On the other hand, you don’t want a lot of mistakes that a first timer would make. That could be detrimental.
I prefer first time mistakes than tenth time mistakes. I think these guys are gonna have, like “first time” things that no one else is gonna do. Hopefully it will happen.
Are you working with Sergio [Sanchez] on your next Spanish language movie?
I hope so, yeah. He’s writing 3993, which is…
[one of the PAs brings over an enormous multi-barreled gun.]
That’s the Big Baby.
[Guillermo cocks it and opens the chamber to show us the fist-sized bullets, and in the process points the gun in my direction. I soil myself.]
Does it shoot different types of things or explosives like the gun in the first movie?
No. This one has, as they say, “highly concussive rounds.”
What about CREATURE FROM THE BLACK LAGOON? Are you still attached to that?
No, I am not. The take I had was a Victorian exploration type of…Jules Verne type of adventure. But Abe Sapien is sort of my Creature from the Black Lagoon, so I’m pretty happy with him.

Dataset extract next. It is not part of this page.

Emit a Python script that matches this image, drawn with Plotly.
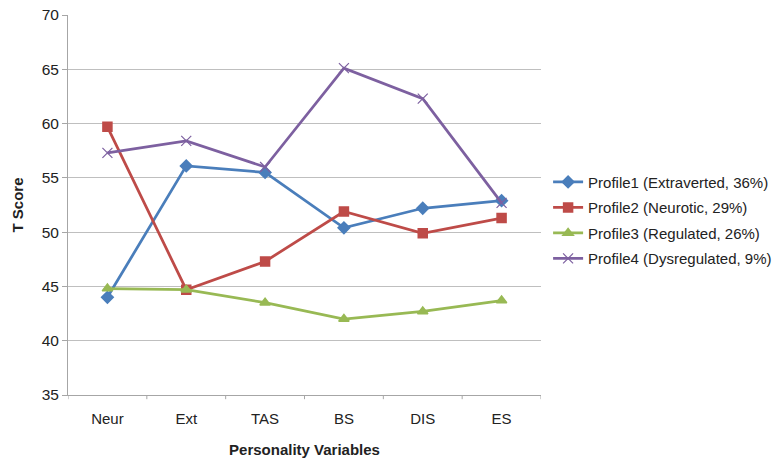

You spoke about wanting to bring back the Universal icons, like Dracula and Frankenstein, is that still in your plans?
I hope so, I would love to. Certainly, the movie I would kill to do is and I know it’s been done and I’m very conscious of that, is to do FRANKENSTEIN. To do FRANKENSTEIN as the Miltonian tragedy that it is. Every time obviously…I remember reading the Frank Darabount screenplay that was illustrated with Bernie Wrightson artwork and saying “That’s it! I’m screwed and I’m never gonna do it.” But thanks to Kenneth Branagh I can still do it, that version. (laughs)
With so many scripts you want to do and pictures you want to make, how do you go about deciding which one will be your next one?
One at a time. Because I think the problem is—if I had the freedom to choose and the chance to just hold them til it’s done, I would do MOUNTAINS right away—but what I learned in the horrible years between CRONOS and MIMIC, and MIMIC and DEVIL’S BACKBONE, is that if I did that, it takes me four years to get a movie off the ground. And it never happened in the order. You know, I wrote SPANKY: MEPHISTO'S BRIDGE right after CRONOS and it was a beautiful script. Then I wrote MONTE CRISTO, then I wrote LIST OF SEVEN. None of them happened; they haven't happened yet, so what I understand now is that if I keep four or five things that I truly love in the fire, one of them becomes true.
Would you get one of these new guys that you discovered to do one of those movies?
Yeah, we’re gonna do one. I can’t announce it yet, but I may get to do a movie that I wrote but never got to do with Miramax, for a new first time director. The new Miramax.